MATERIAL PROVIDED
════════

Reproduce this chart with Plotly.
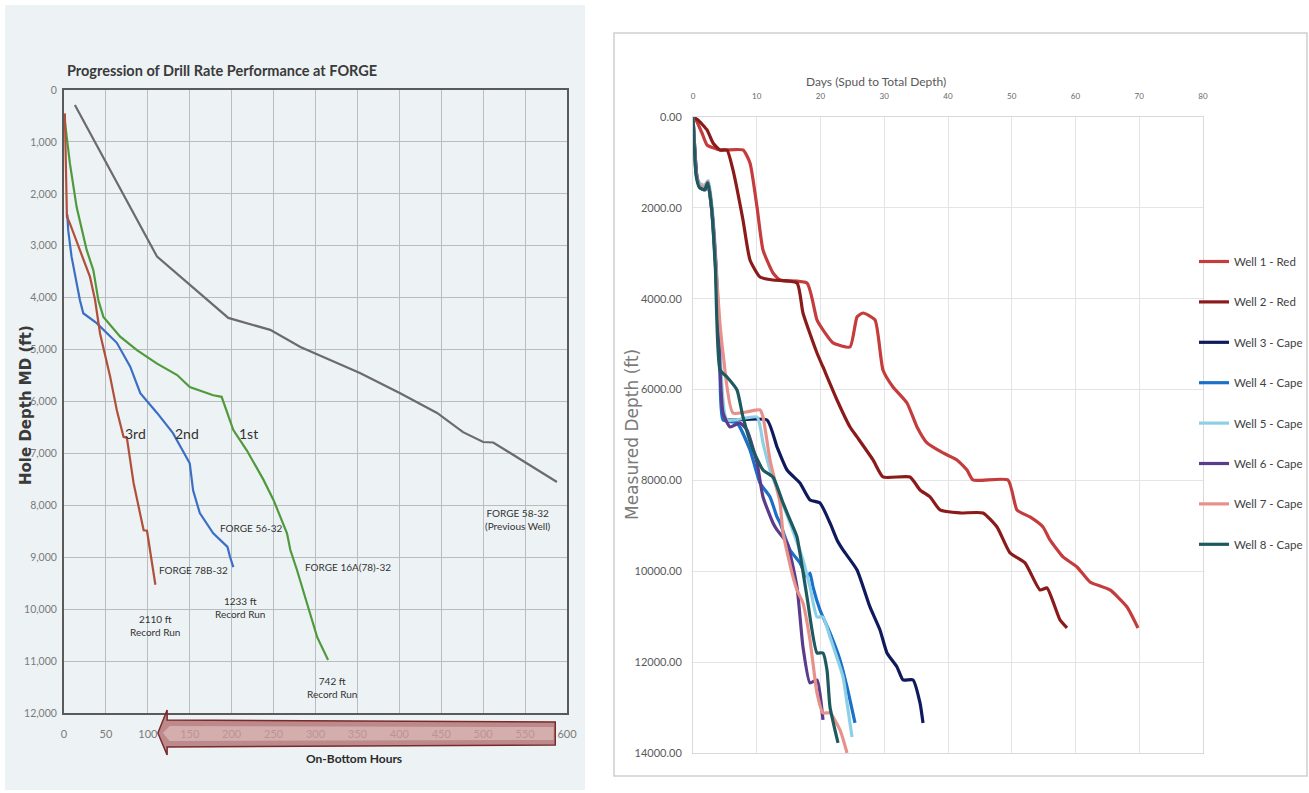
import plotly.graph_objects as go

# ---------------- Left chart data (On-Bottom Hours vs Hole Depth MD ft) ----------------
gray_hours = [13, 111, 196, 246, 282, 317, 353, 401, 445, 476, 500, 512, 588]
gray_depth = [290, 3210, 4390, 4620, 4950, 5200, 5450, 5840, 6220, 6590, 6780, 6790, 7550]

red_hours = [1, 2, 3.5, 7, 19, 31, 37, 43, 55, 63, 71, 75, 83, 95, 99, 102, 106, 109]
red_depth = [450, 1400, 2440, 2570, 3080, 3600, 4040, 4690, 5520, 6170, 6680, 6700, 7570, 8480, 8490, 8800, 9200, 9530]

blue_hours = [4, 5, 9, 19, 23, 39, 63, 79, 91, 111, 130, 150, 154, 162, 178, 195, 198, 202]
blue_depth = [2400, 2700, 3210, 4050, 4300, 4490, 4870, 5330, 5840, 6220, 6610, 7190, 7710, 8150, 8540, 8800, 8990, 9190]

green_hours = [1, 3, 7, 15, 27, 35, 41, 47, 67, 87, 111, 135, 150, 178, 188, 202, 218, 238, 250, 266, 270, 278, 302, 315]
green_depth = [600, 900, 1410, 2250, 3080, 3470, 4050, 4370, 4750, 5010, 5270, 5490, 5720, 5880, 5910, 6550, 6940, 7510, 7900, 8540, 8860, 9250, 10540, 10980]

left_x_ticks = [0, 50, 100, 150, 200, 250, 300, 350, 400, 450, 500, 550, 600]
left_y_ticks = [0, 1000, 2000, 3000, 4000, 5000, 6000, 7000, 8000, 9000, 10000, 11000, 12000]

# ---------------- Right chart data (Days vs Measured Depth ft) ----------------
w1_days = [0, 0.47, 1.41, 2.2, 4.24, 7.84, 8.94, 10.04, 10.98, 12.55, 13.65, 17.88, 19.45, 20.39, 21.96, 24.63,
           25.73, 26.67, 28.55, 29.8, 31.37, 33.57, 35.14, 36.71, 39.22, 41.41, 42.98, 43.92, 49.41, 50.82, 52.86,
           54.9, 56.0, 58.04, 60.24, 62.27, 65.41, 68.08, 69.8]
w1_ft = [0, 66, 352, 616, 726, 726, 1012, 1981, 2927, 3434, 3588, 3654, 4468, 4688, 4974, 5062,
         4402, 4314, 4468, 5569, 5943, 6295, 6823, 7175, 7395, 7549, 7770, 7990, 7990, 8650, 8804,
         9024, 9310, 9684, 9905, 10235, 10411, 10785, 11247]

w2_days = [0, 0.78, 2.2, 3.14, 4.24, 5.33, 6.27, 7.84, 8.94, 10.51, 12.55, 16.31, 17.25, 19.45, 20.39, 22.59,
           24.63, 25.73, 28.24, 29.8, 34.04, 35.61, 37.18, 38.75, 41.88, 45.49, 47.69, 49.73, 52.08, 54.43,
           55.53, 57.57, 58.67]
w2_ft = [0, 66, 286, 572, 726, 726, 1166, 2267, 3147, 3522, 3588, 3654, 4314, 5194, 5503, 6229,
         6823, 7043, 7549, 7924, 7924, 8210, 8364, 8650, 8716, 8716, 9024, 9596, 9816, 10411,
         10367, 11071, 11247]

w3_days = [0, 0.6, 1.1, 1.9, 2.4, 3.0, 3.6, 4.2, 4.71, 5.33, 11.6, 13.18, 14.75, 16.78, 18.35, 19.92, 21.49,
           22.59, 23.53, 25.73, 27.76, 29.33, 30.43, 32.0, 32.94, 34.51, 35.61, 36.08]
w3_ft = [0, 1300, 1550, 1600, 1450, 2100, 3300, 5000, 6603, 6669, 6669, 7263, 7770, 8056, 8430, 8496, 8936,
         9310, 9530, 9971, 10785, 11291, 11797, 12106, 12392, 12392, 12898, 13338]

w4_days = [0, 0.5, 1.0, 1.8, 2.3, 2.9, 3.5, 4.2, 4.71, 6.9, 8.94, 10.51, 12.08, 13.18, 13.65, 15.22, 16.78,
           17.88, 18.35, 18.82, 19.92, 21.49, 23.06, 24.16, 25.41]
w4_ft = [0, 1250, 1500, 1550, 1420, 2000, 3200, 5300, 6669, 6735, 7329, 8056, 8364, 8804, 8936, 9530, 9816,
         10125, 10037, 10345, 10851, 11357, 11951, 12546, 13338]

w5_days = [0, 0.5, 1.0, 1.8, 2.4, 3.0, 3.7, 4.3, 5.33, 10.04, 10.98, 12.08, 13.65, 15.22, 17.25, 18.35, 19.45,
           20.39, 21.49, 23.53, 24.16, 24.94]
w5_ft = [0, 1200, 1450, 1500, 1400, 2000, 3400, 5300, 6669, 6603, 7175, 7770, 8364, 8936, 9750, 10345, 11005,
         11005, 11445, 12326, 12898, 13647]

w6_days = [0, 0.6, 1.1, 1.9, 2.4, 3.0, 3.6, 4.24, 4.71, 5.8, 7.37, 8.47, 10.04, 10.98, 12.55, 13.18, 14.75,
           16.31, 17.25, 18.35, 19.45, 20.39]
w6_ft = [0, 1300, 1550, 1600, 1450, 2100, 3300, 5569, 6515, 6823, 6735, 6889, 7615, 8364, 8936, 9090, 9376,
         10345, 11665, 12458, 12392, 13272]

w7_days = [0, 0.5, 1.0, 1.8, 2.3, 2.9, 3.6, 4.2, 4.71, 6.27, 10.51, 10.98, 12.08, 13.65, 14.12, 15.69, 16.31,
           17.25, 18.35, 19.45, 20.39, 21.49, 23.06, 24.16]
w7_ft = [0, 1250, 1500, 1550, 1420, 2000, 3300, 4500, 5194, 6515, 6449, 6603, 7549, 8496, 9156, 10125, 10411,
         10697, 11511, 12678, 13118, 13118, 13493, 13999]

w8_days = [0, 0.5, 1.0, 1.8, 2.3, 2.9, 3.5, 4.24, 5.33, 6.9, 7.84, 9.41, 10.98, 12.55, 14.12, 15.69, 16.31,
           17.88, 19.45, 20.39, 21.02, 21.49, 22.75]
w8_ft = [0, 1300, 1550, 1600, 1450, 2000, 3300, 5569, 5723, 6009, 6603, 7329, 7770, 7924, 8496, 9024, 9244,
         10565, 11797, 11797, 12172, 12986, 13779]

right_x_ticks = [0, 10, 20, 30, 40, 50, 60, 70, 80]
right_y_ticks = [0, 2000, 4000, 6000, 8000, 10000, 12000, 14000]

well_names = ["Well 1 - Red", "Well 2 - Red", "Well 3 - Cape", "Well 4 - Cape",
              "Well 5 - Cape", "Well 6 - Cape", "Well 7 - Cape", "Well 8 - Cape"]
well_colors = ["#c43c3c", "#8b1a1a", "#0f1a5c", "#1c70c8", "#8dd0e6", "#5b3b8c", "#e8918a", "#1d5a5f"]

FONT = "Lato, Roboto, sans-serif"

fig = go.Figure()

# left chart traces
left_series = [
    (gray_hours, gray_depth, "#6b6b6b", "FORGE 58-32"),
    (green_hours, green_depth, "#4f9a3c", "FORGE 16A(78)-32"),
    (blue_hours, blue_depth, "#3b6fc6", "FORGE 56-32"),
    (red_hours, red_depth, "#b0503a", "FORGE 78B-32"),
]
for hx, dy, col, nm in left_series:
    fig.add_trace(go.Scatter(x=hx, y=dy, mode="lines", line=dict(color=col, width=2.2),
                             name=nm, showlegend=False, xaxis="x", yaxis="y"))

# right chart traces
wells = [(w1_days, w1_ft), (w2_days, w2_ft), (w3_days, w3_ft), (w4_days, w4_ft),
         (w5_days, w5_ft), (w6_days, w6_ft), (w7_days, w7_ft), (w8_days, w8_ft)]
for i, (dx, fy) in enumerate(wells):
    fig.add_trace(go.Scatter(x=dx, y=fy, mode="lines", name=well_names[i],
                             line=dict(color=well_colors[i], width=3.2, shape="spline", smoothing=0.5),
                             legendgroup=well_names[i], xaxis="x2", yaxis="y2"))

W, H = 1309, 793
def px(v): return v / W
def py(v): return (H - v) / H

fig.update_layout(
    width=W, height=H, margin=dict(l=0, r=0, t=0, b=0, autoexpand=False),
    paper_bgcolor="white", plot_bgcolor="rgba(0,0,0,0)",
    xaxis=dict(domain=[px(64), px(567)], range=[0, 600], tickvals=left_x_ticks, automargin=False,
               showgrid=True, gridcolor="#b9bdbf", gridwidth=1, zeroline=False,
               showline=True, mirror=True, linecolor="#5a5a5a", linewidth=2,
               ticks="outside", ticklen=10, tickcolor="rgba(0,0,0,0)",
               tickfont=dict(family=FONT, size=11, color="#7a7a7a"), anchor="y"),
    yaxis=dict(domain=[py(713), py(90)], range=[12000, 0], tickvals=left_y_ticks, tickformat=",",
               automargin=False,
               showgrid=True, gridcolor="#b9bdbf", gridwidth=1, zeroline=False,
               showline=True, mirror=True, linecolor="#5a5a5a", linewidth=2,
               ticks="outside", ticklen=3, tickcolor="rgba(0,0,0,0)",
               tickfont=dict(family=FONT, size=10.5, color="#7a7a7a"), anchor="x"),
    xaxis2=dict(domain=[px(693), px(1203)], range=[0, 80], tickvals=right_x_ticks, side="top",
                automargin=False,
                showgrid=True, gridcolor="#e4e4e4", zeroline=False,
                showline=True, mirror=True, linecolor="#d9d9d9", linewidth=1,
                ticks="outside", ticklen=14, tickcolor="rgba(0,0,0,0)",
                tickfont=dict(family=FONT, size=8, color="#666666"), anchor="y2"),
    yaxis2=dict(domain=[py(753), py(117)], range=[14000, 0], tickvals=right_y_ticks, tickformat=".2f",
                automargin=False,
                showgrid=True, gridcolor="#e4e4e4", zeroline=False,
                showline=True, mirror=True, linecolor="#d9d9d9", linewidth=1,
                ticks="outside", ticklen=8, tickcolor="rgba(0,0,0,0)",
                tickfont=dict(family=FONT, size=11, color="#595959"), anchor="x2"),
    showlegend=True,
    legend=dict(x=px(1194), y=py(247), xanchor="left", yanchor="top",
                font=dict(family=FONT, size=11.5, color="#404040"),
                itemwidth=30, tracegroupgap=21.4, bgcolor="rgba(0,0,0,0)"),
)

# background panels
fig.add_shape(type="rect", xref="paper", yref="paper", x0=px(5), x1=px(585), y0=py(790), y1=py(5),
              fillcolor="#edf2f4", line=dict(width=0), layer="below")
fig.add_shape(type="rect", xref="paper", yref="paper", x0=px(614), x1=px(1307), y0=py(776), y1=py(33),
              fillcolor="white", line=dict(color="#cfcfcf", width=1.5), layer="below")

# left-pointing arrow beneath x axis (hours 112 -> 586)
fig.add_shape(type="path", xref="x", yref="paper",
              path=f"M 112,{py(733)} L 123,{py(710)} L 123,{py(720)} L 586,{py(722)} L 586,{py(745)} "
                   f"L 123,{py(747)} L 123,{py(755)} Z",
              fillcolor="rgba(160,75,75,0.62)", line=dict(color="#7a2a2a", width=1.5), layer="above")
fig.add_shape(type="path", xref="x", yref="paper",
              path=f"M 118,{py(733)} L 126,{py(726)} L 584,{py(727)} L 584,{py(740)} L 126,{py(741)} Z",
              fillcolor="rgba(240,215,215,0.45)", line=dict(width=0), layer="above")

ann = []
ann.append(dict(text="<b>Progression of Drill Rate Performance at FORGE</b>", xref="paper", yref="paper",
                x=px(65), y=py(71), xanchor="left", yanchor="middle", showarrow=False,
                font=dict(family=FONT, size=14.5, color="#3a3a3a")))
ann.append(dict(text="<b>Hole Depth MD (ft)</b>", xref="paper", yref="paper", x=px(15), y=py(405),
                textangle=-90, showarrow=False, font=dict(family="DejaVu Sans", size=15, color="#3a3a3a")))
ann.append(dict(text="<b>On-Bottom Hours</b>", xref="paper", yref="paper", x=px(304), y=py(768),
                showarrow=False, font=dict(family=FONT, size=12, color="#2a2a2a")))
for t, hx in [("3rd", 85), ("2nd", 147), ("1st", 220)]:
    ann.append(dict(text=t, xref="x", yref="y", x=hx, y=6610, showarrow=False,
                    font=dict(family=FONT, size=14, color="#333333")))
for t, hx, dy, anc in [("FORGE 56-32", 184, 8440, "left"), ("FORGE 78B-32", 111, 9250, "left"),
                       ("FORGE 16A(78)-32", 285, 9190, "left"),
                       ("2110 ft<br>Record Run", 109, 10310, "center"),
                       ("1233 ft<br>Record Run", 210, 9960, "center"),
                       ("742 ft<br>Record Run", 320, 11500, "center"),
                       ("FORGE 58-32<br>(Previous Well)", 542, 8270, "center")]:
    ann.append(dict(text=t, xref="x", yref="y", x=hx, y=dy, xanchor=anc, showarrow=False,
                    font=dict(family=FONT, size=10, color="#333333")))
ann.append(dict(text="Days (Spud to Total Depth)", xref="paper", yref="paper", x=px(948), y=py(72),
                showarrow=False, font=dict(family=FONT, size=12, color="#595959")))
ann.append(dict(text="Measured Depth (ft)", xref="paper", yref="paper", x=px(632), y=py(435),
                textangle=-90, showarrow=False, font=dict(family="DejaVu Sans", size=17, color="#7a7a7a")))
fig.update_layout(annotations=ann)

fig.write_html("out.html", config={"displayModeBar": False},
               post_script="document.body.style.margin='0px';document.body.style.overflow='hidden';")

════════

CHALLENGE
Only lines belong in the copy: transcribe those from the start of the data through the line that contains "6780, 6790, 7550]", and skip the pictures.

SOLUTION FOR THIS PROBLEM
Reproduce this chart with Plotly.
import plotly.graph_objects as go

# ---------------- Left chart data (On-Bottom Hours vs Hole Depth MD ft) ----------------
gray_hours = [13, 111, 196, 246, 282, 317, 353, 401, 445, 476, 500, 512, 588]
gray_depth = [290, 3210, 4390, 4620, 4950, 5200, 5450, 5840, 6220, 6590, 6780, 6790, 7550]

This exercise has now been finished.